Voyager phone connects


Though designed as the “Iphone killer,” the new Voyager from LG doesn’t quite hit that lofty target. However, it surpasses the Iphone in some ways and surely makes for an overall great texting device and a pretty cool phone.

At first blush the Voyager, from Verizon Wireless, doesn’t look like much unless you fire up the touch screen on the front. That brings to bear a whole host of offerings from Web browsing to music to video, all with a cool vibrating feedback to each button press. If you subscribe you can even get live TV, but I would be near a power outlet a lot.
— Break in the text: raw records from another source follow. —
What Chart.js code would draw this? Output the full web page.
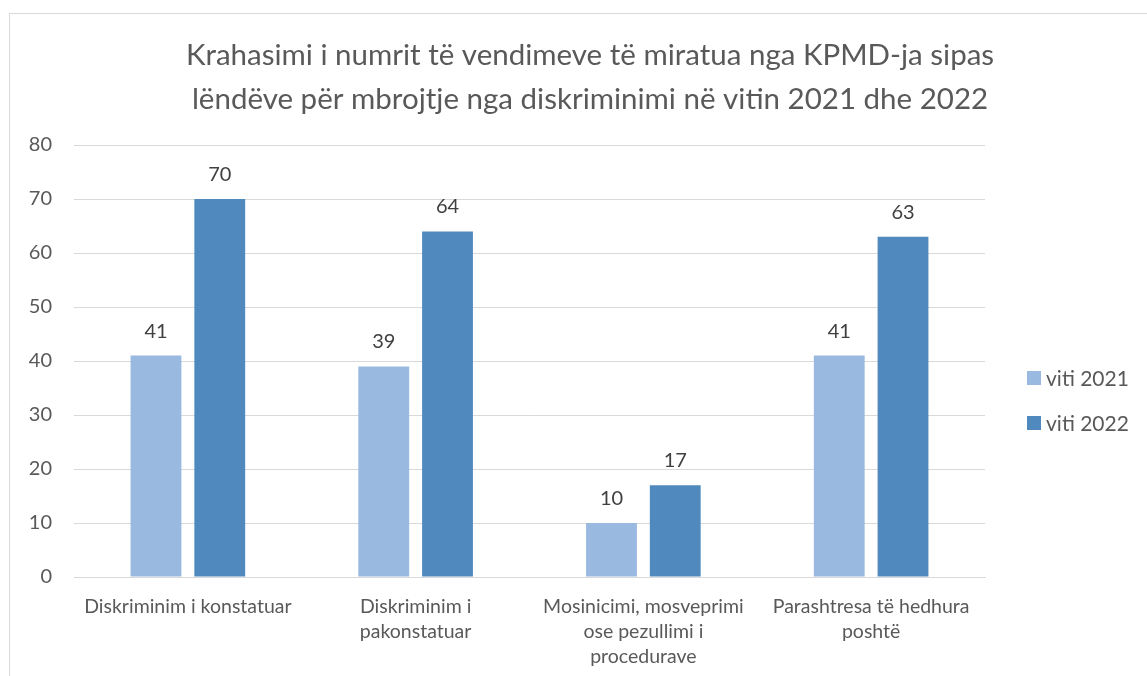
<!DOCTYPE html>
<html><head><meta charset="utf-8">
<script src="https://cdn.jsdelivr.net/npm/chart.js@4/dist/chart.umd.min.js"></script>
<style>
html,body{margin:0;padding:0;background:#fff;overflow:hidden;width:1147px;height:676px;}
#wrap{position:absolute;left:9px;top:13px;border:1px solid #d9d9d9;width:1160px;height:700px;}
canvas{display:block;}
</style></head>
<body>
<div id="wrap"><canvas id="c" width="1160" height="662"></canvas></div>
<script>
const titleLines = ["Krahasimi i numrit të vendimeve të miratua nga KPMD-ja sipas", "lëndëve për mbrojtje nga diskriminimi në vitin 2021 dhe 2022"];
const categories = [["Diskriminim i konstatuar"], ["Diskriminim i", "pakonstatuar"], ["Mosinicimi, mosveprimi", "ose pezullimi i", "procedurave"], ["Parashtresa të hedhura", "poshtë"]];
const seriesNames = ["viti 2021", "viti 2022"];
const values2021 = [41, 39, 10, 41];
const values2022 = [70, 64, 17, 63];
const yTicks = [0, 10, 20, 30, 40, 50, 60, 70, 80];

const FONT = "Lato";
const TXT = "#595959";

const dataLabels = {
  id: 'dataLabels',
  afterDatasetsDraw(chart) {
    const ctx = chart.ctx;
    ctx.save();
    ctx.font = "20px " + FONT;
    ctx.fillStyle = "#404040";
    ctx.textAlign = "center";
    ctx.textBaseline = "alphabetic";
    chart.data.datasets.forEach((ds, i) => {
      const meta = chart.getDatasetMeta(i);
      meta.data.forEach((bar, j) => {
        ctx.fillText(String(ds.data[j]), bar.x, bar.y - 18);
      });
    });
    ctx.restore();
  }
};

const sideLegend = {
  id: 'sideLegend',
  afterDraw(chart) {
    const ctx = chart.ctx;
    ctx.save();
    ctx.font = "21px " + FONT;
    ctx.textBaseline = "middle";
    ctx.textAlign = "left";
    const x0 = chart.chartArea.right + 42;
    const y0 = 364;
    chart.data.datasets.forEach((ds, i) => {
      const y = y0 + i * 45;
      ctx.fillStyle = ds.backgroundColor;
      ctx.fillRect(x0, y - 7, 14, 14);
      ctx.fillStyle = TXT;
      ctx.fillText(ds.label, x0 + 19, y + 1);
    });
    ctx.restore();
  }
};

new Chart(document.getElementById('c'), {
  type: 'bar',
  data: {
    labels: categories,
    datasets: [
      { label: seriesNames[0], data: values2021, backgroundColor: '#99B9E0' },
      { label: seriesNames[1], data: values2022, backgroundColor: '#4F89BD' }
    ]
  },
  options: {
    responsive: false,
    animation: false,
    layout: { padding: 0 },
    datasets: { bar: { categoryPercentage: 0.56, barPercentage: 0.797 } },
    plugins: {
      legend: { display: false },
      tooltip: { enabled: false },
      title: {
        display: true,
        text: titleLines,
        color: TXT,
        font: { family: FONT, size: 29.5, weight: 'normal', lineHeight: 44 / 29.5 },
        padding: { top: 19, bottom: 24 }
      }
    },
    scales: {
      x: {
        grid: { display: false },
        border: { color: '#d9d9d9' },
        ticks: { color: TXT, font: { family: FONT, size: 19.5, lineHeight: 25 / 19.5 }, padding: 9, maxRotation: 0, autoSkip: false },
        afterFit(s) { s.height = 99; }
      },
      y: {
        min: 0, max: 80,
        afterBuildTicks(s) { s.ticks = yTicks.map(v => ({ value: v })); },
        grid: { color: '#d9d9d9', drawTicks: false },
        border: { display: false },
        ticks: { color: TXT, font: { family: FONT, size: 20 }, padding: 22 },
        afterFit(s) { s.width = 64; }
      },
      space: {
        type: 'linear', position: 'right', display: true,
        grid: { display: false, drawOnChartArea: false },
        border: { display: false },
        ticks: { display: false },
        afterFit(s) { s.width = 185; }
      }
    }
  },
  plugins: [dataLabels, sideLegend]
});
</script>
</body></html>
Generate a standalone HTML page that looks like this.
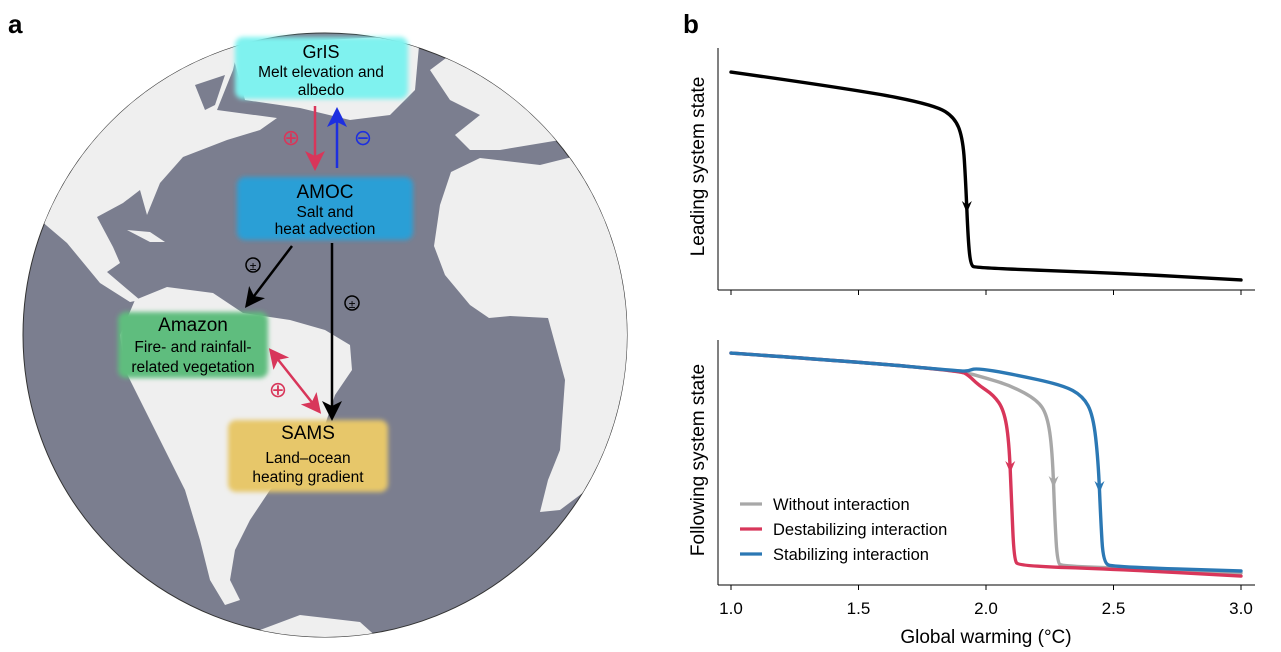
<!DOCTYPE html>
<html><head><meta charset="utf-8">
<style>
html,body{margin:0;padding:0;background:#fff;}
body{width:1281px;height:652px;overflow:hidden;position:relative;font-family:"Liberation Sans",sans-serif;}
svg{position:absolute;left:0;top:0;}
</style></head><body>
<svg width="1281" height="652" viewBox="0 0 1281 652">
<defs>
<clipPath id="gc"><circle cx="325" cy="335" r="302"/></clipPath>
<filter id="bl" x="-10%" y="-20%" width="120%" height="140%"><feGaussianBlur stdDeviation="2.5"/></filter>
<marker id="ab" markerWidth="8" markerHeight="8" refX="6" refY="4" orient="auto"><path d="M0,0 L8,4 L0,8 L2,4z" fill="#000"/></marker>
<marker id="ar" markerWidth="8" markerHeight="8" refX="6" refY="4" orient="auto"><path d="M0,0 L8,4 L0,8 L2,4z" fill="#d8365a"/></marker>
<marker id="ars" markerWidth="8" markerHeight="8" refX="2" refY="4" orient="auto"><path d="M8,0 L0,4 L8,8 L6,4z" fill="#d8365a"/></marker>
<marker id="au" markerWidth="8" markerHeight="8" refX="6" refY="4" orient="auto"><path d="M0,0 L8,4 L0,8 L2,4z" fill="#1d2fe0"/></marker>
</defs>
<text x="8" y="33" font-size="26" font-weight="bold">a</text>
<g>
<circle cx="325" cy="335" r="302" fill="#7b7e8f" stroke="#333" stroke-width="1"/>
<g clip-path="url(#gc)" fill="#efefef">
<path d="M0,0 L240,40 L233,70 L217,110 L277,118 L260,130 L227,140 L183,157 L160,183 L147,215 L140,190 L123,203 L97,217 L113,247 L120,263 L107,272 L140,300 L130,302 L100,283 L67,243 L40,220 L0,200Z"/>
<path fill="#7b7e8f" d="M195,85 L225,75 L215,105 L205,110Z"/>
<path d="M230,45 L420,35 L415,90 L390,115 L350,120 L300,108 L245,100Z"/>
<path d="M135,300 L167,287 L213,293 L243,313 L290,320 L325,330 L350,345 L352,370 L335,395 L325,425 L300,460 L270,490 L250,520 L235,550 L230,580 L240,600 L225,605 L210,580 L200,540 L185,490 L165,450 L145,410 L125,370 L120,335Z"/>
<path d="M127,230 L150,232 L165,242 L150,242Z"/>
<path d="M451,172 L480,158 L540,165 L600,150 L640,150 L640,500 L600,480 L560,510 L540,512 L548,480 L560,450 L565,380 L548,318 L510,316 L489,318 L470,305 L445,275 L434,246 L440,205Z"/>
<path d="M430,70 L470,40 L640,40 L640,140 L560,140 L500,150 L470,150 L455,135 L480,115 L450,100Z"/>
<path d="M260,630 L300,615 L360,622 L380,640 L260,640Z"/>
</g>
</g>
<g>
<rect x="235" y="37" width="173" height="62" rx="8" fill="#7ff2ef" filter="url(#bl)"/>
<text x="321" y="58" font-size="18" text-anchor="middle">GrIS</text>
<text x="321" y="77" font-size="15.5" text-anchor="middle">Melt elevation and</text>
<text x="321" y="95" font-size="15.5" text-anchor="middle">albedo</text>
</g>
<g>
<rect x="237" y="177" width="176" height="63" rx="8" fill="#2b9fd6" filter="url(#bl)"/>
<text x="325" y="198" font-size="19" text-anchor="middle">AMOC</text>
<text x="325" y="217" font-size="15.5" text-anchor="middle">Salt and</text>
<text x="325" y="234" font-size="15.5" text-anchor="middle">heat advection</text>
</g>
<g>
<rect x="118" y="312" width="150" height="66" rx="8" fill="#5fbd7e" filter="url(#bl)"/>
<text x="193" y="331" font-size="19" text-anchor="middle">Amazon</text>
<text x="193" y="352" font-size="15.5" text-anchor="middle">Fire- and rainfall-</text>
<text x="193" y="372" font-size="15.5" text-anchor="middle">related vegetation</text>
</g>
<g>
<rect x="228" y="420" width="160" height="72" rx="8" fill="#e7c76b" filter="url(#bl)"/>
<text x="308" y="439" font-size="19" text-anchor="middle">SAMS</text>
<text x="308" y="463" font-size="15.5" text-anchor="middle">Land–ocean</text>
<text x="308" y="482" font-size="15.5" text-anchor="middle">heating gradient</text>
</g>
<g>
<line x1="315" y1="106" x2="315" y2="166" stroke="#d8365a" stroke-width="2.5" marker-end="url(#ar)"/>
<line x1="337" y1="168" x2="337" y2="112" stroke="#1d2fe0" stroke-width="2.5" marker-end="url(#au)"/>
<line x1="292" y1="246" x2="248" y2="304" stroke="#000" stroke-width="2.5" marker-end="url(#ab)"/>
<line x1="332" y1="243" x2="332" y2="416" stroke="#000" stroke-width="2.5" marker-end="url(#ab)"/>
<line x1="272" y1="352" x2="318" y2="410" stroke="#d8365a" stroke-width="2.5" marker-end="url(#ar)" marker-start="url(#ars)"/>
<text x="291" y="145" font-size="22" fill="#d8365a" text-anchor="middle">⊕</text>
<text x="363" y="145" font-size="22" fill="#1d2fe0" text-anchor="middle">⊖</text>
<text x="278" y="397" font-size="22" fill="#d8365a" text-anchor="middle">⊕</text>
<circle cx="253" cy="265" r="7" fill="none" stroke="#000" stroke-width="1.5"/><text x="253" y="270" font-size="12" text-anchor="middle">±</text>
<circle cx="352" cy="303" r="7" fill="none" stroke="#000" stroke-width="1.5"/><text x="352" y="308" font-size="12" text-anchor="middle">±</text>
</g>
<text x="683" y="33" font-size="26" font-weight="bold">b</text>
<g id="chart"></g>
</svg>
<script>
const xTicks=[1.0,1.5,2.0,2.5,3.0];
const xTickLabels=["1.0","1.5","2.0","2.5","3.0"];
const leadX=[1.0,1.5,1.8,1.88,1.91,1.92,1.93,1.94,1.96,2.5,3.0];
const leadY=[0.915,0.839,0.775,0.72,0.627,0.458,0.203,0.097,0.085,0.064,0.034];
const grayX=[1.0,1.5,1.9,2.0,2.1,2.2,2.24,2.26,2.27,2.28,2.3,2.5,3.0];
const grayY=[0.958,0.921,0.883,0.854,0.821,0.763,0.70,0.554,0.263,0.083,0.071,0.063,0.042];
const redX=[1.0,1.5,1.9,1.93,1.97,2.03,2.07,2.09,2.1,2.11,2.13,2.5,3.0];
const redY=[0.958,0.921,0.883,0.867,0.825,0.783,0.721,0.596,0.346,0.096,0.071,0.058,0.029];
const blueX=[1.0,1.5,1.9,1.93,1.96,2.1,2.3,2.38,2.42,2.44,2.45,2.46,2.5,3.0];
const blueY=[0.958,0.921,0.883,0.883,0.896,0.871,0.825,0.779,0.70,0.512,0.263,0.083,0.067,0.05];
const legendLabels=["Without interaction","Destabilizing interaction","Stabilizing interaction"];
const legendColors=["#a8a8a8","#d8365a","#2b78b4"];

const NS="http://www.w3.org/2000/svg";
const g=document.getElementById('chart');
function mk(t,a){const e=document.createElementNS(NS,t);for(const k in a)e.setAttribute(k,a[k]);g.appendChild(e);return e;}
const sx=v=>731+(v-1)*255;
const syTop=v=>288-v*236;
const syBot=v=>583-v*240;
function axes(top,bottom,name,title){
  let e=mk('line',{x1:718,y1:top,x2:718,y2:bottom+5,stroke:'#000','stroke-width':1});
  
  
  e=mk('line',{x1:718,y1:bottom+5,x2:1255,y2:bottom+5,stroke:'#000','stroke-width':1});
  
  
  xTicks.forEach(t=>{const l=mk('line',{x1:sx(t),y1:bottom+5,x2:sx(t),y2:bottom+10,stroke:'#000'});
    
    });
  const cy=(top+bottom)/2;
  e=mk('text',{x:0,y:0,'font-size':19,'text-anchor':'middle',transform:`translate(704,${cy}) rotate(-90)`});
  e.textContent=title;
  
  
}
function arrowHead(x,y,c){const e=mk('path',{d:`M${x-5},${y-9} L${x},${y+3} L${x+5},${y-9} L${x},${y-5}Z`,fill:c});
  
  }
function series(X,Y,sy,c,name){
  const P=X.map((x,i)=>[sx(x),sy(Y[i])]);
  let d='M'+P[0][0]+','+P[0][1];
  for(let i=1;i<P.length-1;i++){const mx=(P[i][0]+P[i+1][0])/2,my=(P[i][1]+P[i+1][1])/2;d+=` Q${P[i][0]},${P[i][1]} ${mx},${my}`;}
  d+=' L'+P[P.length-1][0]+','+P[P.length-1][1];
  const p=mk('path',{d:d,fill:'none',stroke:c,'stroke-width':3.4,'stroke-linejoin':'round','stroke-linecap':'round'});
  
  
  let best=0,bi=1;for(let i=1;i<X.length;i++){const dy=Math.abs(sy(Y[i])-sy(Y[i-1]));if(dy>best){best=dy;bi=i;}}
  arrowHead((sx(X[bi])+sx(X[bi-1]))/2,(sy(Y[bi])+sy(Y[bi-1]))/2,c);
}
axes(48,285,'top-panel','Leading system state');
series(leadX,leadY,syTop,'#000','leading-system-line');
axes(340,580,'bottom-panel','Following system state');
series(grayX,grayY,syBot,legendColors[0],'without-interaction-line');
series(redX,redY,syBot,legendColors[1],'destabilizing-interaction-line');
series(blueX,blueY,syBot,legendColors[2],'stabilizing-interaction-line');
xTicks.forEach((t,i)=>{const e=mk('text',{x:sx(t),y:614,'font-size':17,'text-anchor':'middle'});e.textContent=xTickLabels[i];
  
  });
let xt=mk('text',{x:986,y:643,'font-size':19,'text-anchor':'middle'});xt.textContent='Global warming (°C)';


legendLabels.forEach((lab,i)=>{const y=504+i*25;
  const l=mk('line',{x1:740,y1:y,x2:762,y2:y,stroke:legendColors[i],'stroke-width':3.2});
  
  
  const t=mk('text',{x:773,y:y+6,'font-size':16.5});t.textContent=lab;
  
  });
</script>
</body></html>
Flip open the case and you get the full keyboard you’re looking for, which I prefer to the touchpad on the Iphone. Text messaging was simple and easy and responsive. It was perhaps the best keyboard I have used, considering it was horizontal, as are two thumbs on most humans.

What I liked about it:

UThe touch screen is cool, especially when I remembered to lock it and it wasn’t making calls and playing videos in my pants.

UThe keyboard rocked.

UThe design with the flip-up screen and the vertical/horizontal movement was awesome. The color depth was amazing and surprisingly bright.

Having two displays (one outside, one inside) is cool but has to burn batteries.

UThe 2 megapixel camera was clear and sharp for a camera phone; I once paid $700 for a digital camera this good.

What I did not like:

UBattery life: On my new unit I was lucky to last an entire work day using the device heavily. Clearly the Holy Grail of small devices is battery life; my Motorola Q suffers the same fate, as does my Ipod and many other small toys I own. Love the device, hate the battery.

UIt is hard to keep clean. CSI Miami likely gets a lot of fingerprints from these things.

UNo Wi-Fi. This should have been added and is a big miss, but clearly they would like you to use their air time and not free Wi-Fi, right?

Overall I liked this phone. It’s a bit on the large side but, considering all you get, that is okay. It can hold up to 8 gigs of music on an SD card, so that is great; just beware the battery killer when you’re sitting on the subway listening to tunes.

Discussing pricing on things like this is like list price on a car; no one pays list, which is $349. I would find that steep for any phone, including this one. It’s cheaper with an agreement, cheaper after rebates and all that stuff. Current pricing at my Verizon store is $299; your mileage may vary.

Bottom line: way-cool phone, way-cool video, kinda sad battery.